Kuaförlerde hülyalı bakışlarıyla uzaklardaki bir hayali kovalayan manikürcü kızlar ise favorimdir. Bir kez Bodrum'dan Balıkesir'e doğru giderken otobüste bir manikürcü kız oturmuştu yanıma. Yoksulları zaman zaman yoklayan o sivri şansa sahipti. Canı sıkılan, zengin ve yalnız bir müşteri lüks bir otelde yapacağı tatil için kendisine eşlik etmesini teklif etmişti. Yalnız başına tatil yapmaya çekinen kadının yanında harika bir tatil geçirmişti.
Otobüste cıvıl cıvıldı. Hemen sohbete dalmış ve beni güldürmüştü. Muavin çocuklar da kızın çekimine kapılmışlardı. Gözleri bizim koltuktaydı. Fazladan ikram yapılıyordu bize. Herkese birse bize iki meyve suyu. Sırası gelmemişken paket içi hazır pastalardan bir tane daha.

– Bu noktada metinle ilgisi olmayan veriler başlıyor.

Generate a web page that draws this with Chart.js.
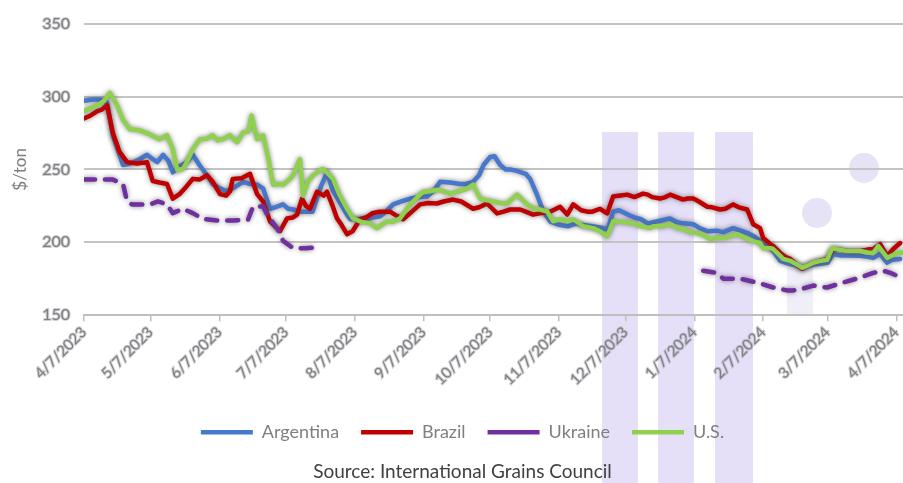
<!DOCTYPE html>
<html>
<head>
<meta charset="utf-8">
<title>Corn export prices</title>
<script src="https://cdn.jsdelivr.net/npm/chart.js@4"></script>
<style>
  html, body { margin: 0; padding: 0; background: #fff; }
  canvas { display: block; }
</style>
</head>
<body>
<canvas id="priceChart" width="903" height="483"></canvas>
<script>
// x values are days counted from 4/7/2023, y values in $/ton
const tickDays = [0, 30, 61, 91, 122, 153, 183, 214, 244, 275, 306, 335, 366];
const tickLabels = ['4/7/2023', '5/7/2023', '6/7/2023', '7/7/2023', '8/7/2023', '9/7/2023',
  '10/7/2023', '11/7/2023', '12/7/2023', '1/7/2024', '2/7/2024', '3/7/2024', '4/7/2024'];
const yTicks = [150, 200, 250, 300, 350];

const argentina = [
  [0,297],[4,298],[7,298],[10.4,296],[13,273],[17.6,253],[21,254],[25,257],[28.4,260],[31,257],
  [33,255],[35.6,260],[38,256],[40,248],[43,252],[46.4,255],[49,260],[52,253],[55.4,246],[58,240],
  [61.3,237],[64,235],[67,237],[71.7,241.5],[75,240],[78,239.5],[80.7,237],[83.8,223],[86,224],[89.7,226],
  [92,223],[94.2,222.5],[97.3,221],[100,221],[103,221],[106.4,237],[109.5,248],[112,236],[115,228],[118.5,219],
  [120,215.8],[124,216],[127.5,216],[130,217],[133.4,217.8],[136,221],[139.3,226],[143,228],[147,230],[151,231],
  [154.6,231.4],[158,236],[160.4,241.5],[165,241],[169.4,240],[172,240],[175.3,241.5],[178,246],[180,253],[183,258.5],
  [185,259],[187.5,253],[190,250],[192,250],[195,249],[199,247],[201,243.5],[204,233],[207,221],[210,214.4],
  [214,212],[218,211],[222,213],[224,212],[229,211],[233,210],[236,209],[238.4,221],[241,222],[245,219],
  [248,217],[251,215.8],[254,213],[257,214],[260,215],[264,216.4],[267,214],[270,213],[274.5,212.4],[277,210],
  [281,207.6],[285,208],[288,207],[292.5,209.7],[296,208],[299,206.3],[302,204],[304.6,201],[308,197],[310.5,194],
  [313.7,187.3],[316,186],[318,185],[321,184],[323.6,181.9],[327,184],[330,185],[335,186],[337.5,192],[341,191],
  [345,191],[349.7,190.7],[353,190],[355.6,189.3],[358.7,192],[361.9,186],[364,188],[367.7,188.6]
];

const brazil = [
  [0,285],[3,287],[6,290],[8,291],[10.4,294],[13,275],[16,262],[19.4,255],[24,254],[28.4,255],
  [31,242],[34,241],[37.4,240],[40,230],[43,233],[46,238],[49,243.5],[52,243],[55.4,246],[58,241.5],
  [61.3,233],[64,232],[65.8,235],[67,243.5],[71,244],[74.8,247],[78,233],[80.7,228],[83.8,214.4],[86,211],
  [88.3,207.6],[91.5,216.4],[94,217],[96,219],[98.2,230],[100,225],[101.8,223],[105,234.7],[108,232],[109.5,234.7],
  [112,225],[114,216.4],[116,212],[118.5,205.6],[121,207.6],[124.4,215.8],[127,217],[130,220],[133,221],[137.9,221],
  [140,219],[143.8,215.8],[147,220],[151.4,226],[155,227],[159,226.6],[162,228],[166.3,229.3],[170,228],[175.3,223],
  [178,224],[181.6,226.6],[184,223],[186.1,219.8],[189,221],[192,222.5],[196.5,222.5],[199,221],[202.3,219],[206,220],
  [210,221],[214.5,224.4],[217.7,219],[220.4,226],[224,222],[226.7,221],[229,221],[232.5,223],[235.7,219.8],[238.4,231.4],
  [241,232],[244.7,232.7],[248,231],[251.9,233.4],[254,232.7],[256,231],[259.6,230],[262,231],[264.1,232.7],[267,231],
  [269.9,229.3],[272,230],[274.5,230],[277,228],[280.8,224.4],[283,224],[286.6,222.5],[289,223],[292.5,226],[295,224],
  [298.8,222.5],[301.5,212.4],[304.6,209.7],[306,202.9],[309.2,198.8],[310.5,197.5],[313.7,192.7],[316,190],[318.2,188.6],[321,185],
  [323.6,181.9],[326,184],[328.5,186],[331,187],[334.8,188.6],[337.5,195.4],[340,195],[343.8,194],[347,194],[349.7,194],
  [353,195],[355.6,195.4],[358.7,198.8],[361.9,190.7],[364.6,195.4],[367.7,199.5]
];

// Ukraine has no quotes between early August and late January
const ukraine = [
  [0,243],[6,243],[13,243],[17.6,240],[19.4,228],[21.6,226],[26,226],[29.7,226],[33.3,228],[37.4,226],
  [40,220],[44.6,223],[49,220],[53.6,216],[60,215],[67,215],[73.9,215.5],[76.2,224.6],[80.7,224.6],[82.5,219],
  [87,209.7],[89.7,201],[94.2,196],[100,196],[106.4,196.5],[192,null],
  [279,180.5],[285.3,179],[288,175],[295.6,175],[303.3,172.4],[310.5,169],[316.8,167],[319.5,167],[324,168.3],[328.5,170.3],
  [334.8,169],[342,172.4],[349.7,175.8],[355.6,179],[360.1,180.5],[363.3,179],[366.4,177]
];

const us = [
  [0,290],[3,292],[5.9,293.7],[9,297],[11.7,302.5],[14.9,294],[17.6,284],[20.7,277.5],[25,276.8],[29.7,274],
  [34,270.7],[37.4,273.4],[40,264],[42,249.7],[44.6,250.3],[47,257],[49,264],[52.3,270.7],[55.4,271],[58,273.4],
  [60,270],[62.6,270.7],[65.8,273.4],[69,268.6],[71.7,275.4],[74,276],[75.5,287],[78,270.7],[80.7,273.4],[83,258],
  [85.2,239.5],[88,240],[89.7,239.5],[92.8,243.5],[94.2,246],[97.3,257],[98.7,232],[101,242],[103.2,246],[106,249],
  [107.7,250.3],[110,247],[112.2,243.5],[115,233],[118.5,223],[121.2,216.4],[125,214],[128.9,213],[132,209.7],[136.5,214.4],
  [139,214],[142.4,216.4],[146,224],[148.3,228],[152.8,234.7],[156,235],[159.1,236],[162,235],[164.9,233.4],[169,235],
  [172.6,236.8],[175.3,239.5],[178.5,230],[181,229],[184.3,228],[187.5,227],[190.6,226.6],[195.1,232.7],[199.6,226],[203,223],
  [205.5,222.5],[208.7,221],[211.4,214.4],[214.5,215.8],[217.7,214.4],[220.4,215.8],[224.9,211],[229.4,209.7],[232.5,207.6],[235.7,204],
  [238.4,214.4],[242,214],[247.4,213],[251,211],[255.1,209.7],[256.4,211],[260,211],[264.1,212.4],[267,210],[269.9,209],
  [273,207],[276.3,206.3],[279,205],[282.1,202.2],[285,203],[288,202.9],[291,204],[294.3,205.6],[298,203],[301,201],
  [304.6,199.5],[306,196],[309.2,196],[310.5,195.4],[313.7,190.7],[315,188.6],[318.2,187.3],[321,185],[323.6,182.5],[326,184],
  [328.5,186],[331,187],[334.8,188],[337.1,196],[340,195],[343.8,194],[347,194],[349.7,194],[353,193],[355.6,192.7],
  [357.8,197.5],[361.9,189.3],[364,191],[366.4,192.7],[369,193]
];

const toPoints = arr => arr.map(([x, y]) => ({ x, y }));

// faint logo stamped behind the plot
const watermark = {
  id: 'watermark',
  beforeDraw(chart) {
    const c = chart.ctx;
    c.save();
    c.fillStyle = 'rgba(200,185,240,0.45)';
    [[602, 36], [658, 36], [715, 38]].forEach(([x, w]) => c.fillRect(x, 132, w, 483 - 132));
    c.fillStyle = 'rgba(205,200,240,0.5)';
    [[864, 168, 15], [817, 213, 15]].forEach(([x, y, r]) => {
      c.beginPath(); c.arc(x, y, r, 0, Math.PI * 2); c.fill();
    });
    c.fillStyle = 'rgba(215,212,240,0.4)';
    c.fillRect(787, 268, 26, 46);
    c.restore();
  }
};

// soft grey halo around each series line
const glow = {
  id: 'glow',
  beforeDatasetDraw(chart) {
    const c = chart.ctx;
    c.save();
    c.shadowColor = 'rgba(80,80,80,0.7)';
    c.shadowBlur = 5;
  },
  afterDatasetDraw(chart) {
    chart.ctx.restore();
  }
};

const line = (label, data, color, order, extra) => Object.assign({
  label, data: toPoints(data), borderColor: color, backgroundColor: color,
  borderWidth: 4.5, pointRadius: 0, tension: 0, order,
  borderJoinStyle: 'round', borderCapStyle: 'round', spanGaps: false
}, extra || {});

const FONT = 'Lato, "Open Sans", sans-serif';

new Chart(document.getElementById('priceChart'), {
  type: 'line',
  data: {
    datasets: [
      line('Argentina', argentina, '#4678cd', 4),
      line('Brazil', brazil, '#c00000', 3),
      line('Ukraine', ukraine, '#7030a0', 2, { borderDash: [11, 10] }),
      line('U.S.', us, '#8fd14f', 1)
    ]
  },
  plugins: [watermark, glow],
  options: {
    responsive: false,
    animation: false,
    layout: { padding: { left: 22, right: 0, top: 18, bottom: 0 } },
    plugins: {
      tooltip: { enabled: false },
      legend: {
        position: 'bottom',
        labels: {
          usePointStyle: true,
          pointStyle: 'line',
          pointStyleWidth: 52,
          boxHeight: 4,
          padding: 22,
          color: '#7f7f7f',
          font: { family: FONT, size: 18 },
          sort: (a, b) => a.datasetIndex - b.datasetIndex
        }
      },
      title: {
        display: true,
        position: 'bottom',
        text: 'Source: International Grains Council',
        color: '#404040',
        font: { family: FONT, size: 19, weight: 'normal' },
        padding: { top: 9, bottom: 0 }
      }
    },
    scales: {
      x: {
        type: 'linear',
        min: 0,
        max: 369,
        afterBuildTicks: axis => { axis.ticks = tickDays.map(v => ({ value: v })); },
        afterFit: s => { s.height = 86; s.paddingLeft = 0; s.paddingRight = 0; },
        ticks: {
          autoSkip: false,
          minRotation: 45,
          maxRotation: 45,
          padding: 2,
          color: '#7f7f7f',
          textStrokeColor: 'rgba(160,160,170,0.5)',
          textStrokeWidth: 2,
          font: { family: FONT, size: 15 },
          callback: value => tickLabels[tickDays.indexOf(value)]
        },
        grid: { drawOnChartArea: false, drawTicks: true, tickLength: 6, color: '#bfbfbf', lineWidth: 1.5 },
        border: { display: true, color: '#bfbfbf', width: 2 }
      },
      y: {
        min: 150,
        max: 350,
        afterBuildTicks: axis => { axis.ticks = yTicks.map(v => ({ value: v })); },
        afterFit: s => { s.width = 62; },
        ticks: {
          padding: 14,
          color: '#7f7f7f',
          textStrokeColor: 'rgba(160,160,170,0.5)',
          textStrokeWidth: 2,
          font: { family: FONT, size: 16 }
        },
        grid: { drawTicks: false, color: '#c4c4c4', lineWidth: 2 },
        border: { display: false },
        title: {
          display: true,
          text: '$/ton',
          color: '#7f7f7f',
          font: { family: FONT, size: 17 },
          padding: { top: -12, bottom: 0 }
        }
      }
    }
  }
});
</script>
</body>
</html>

Yolculuk böylesi bir ihtimamla geçerken manikürcü kız habire beni güldürecek bir şeyler buluyordu. Öylesine mutluydu ki enerjisi bana da geçiyordu. Muavin çocuklarla, yoldaki kamyon şoförleriyle ilgili komik yorumlar yapıyordu. Kendi küçük dünyasından öylesine naif ve sevimli şeyler işte.
Dediğim gibi kuaförleri çok severim. Kimileriyle tatlı arkadaşlıklar geliştirdiğim de olmuştur. Kıbrıs'ta kitap okumayı çok seven; belki de müşteri gelmese de şu kitaba biraz daha devam etsem diye düşünen bir kuaförüm vardı. Her zaman telaşlı olduğumu, çoğu kez yemek yeme fırsatı bulmadığımı bilir ve önce karnımı doyururdu. Moralim bozuk olduğunda gideceğim bir yer olduğunu bilirdim oranın.
Bir zamanlar kuaför aynasında aksine bakan o küçük kızdan bugüne değişen görüntülerimle hissettiğim bir şey ve koltukta otururken içimden geçen şöyle bir duygu vardır hep: Kadın olmak, muhteşem bir şey; her şeye rağmen!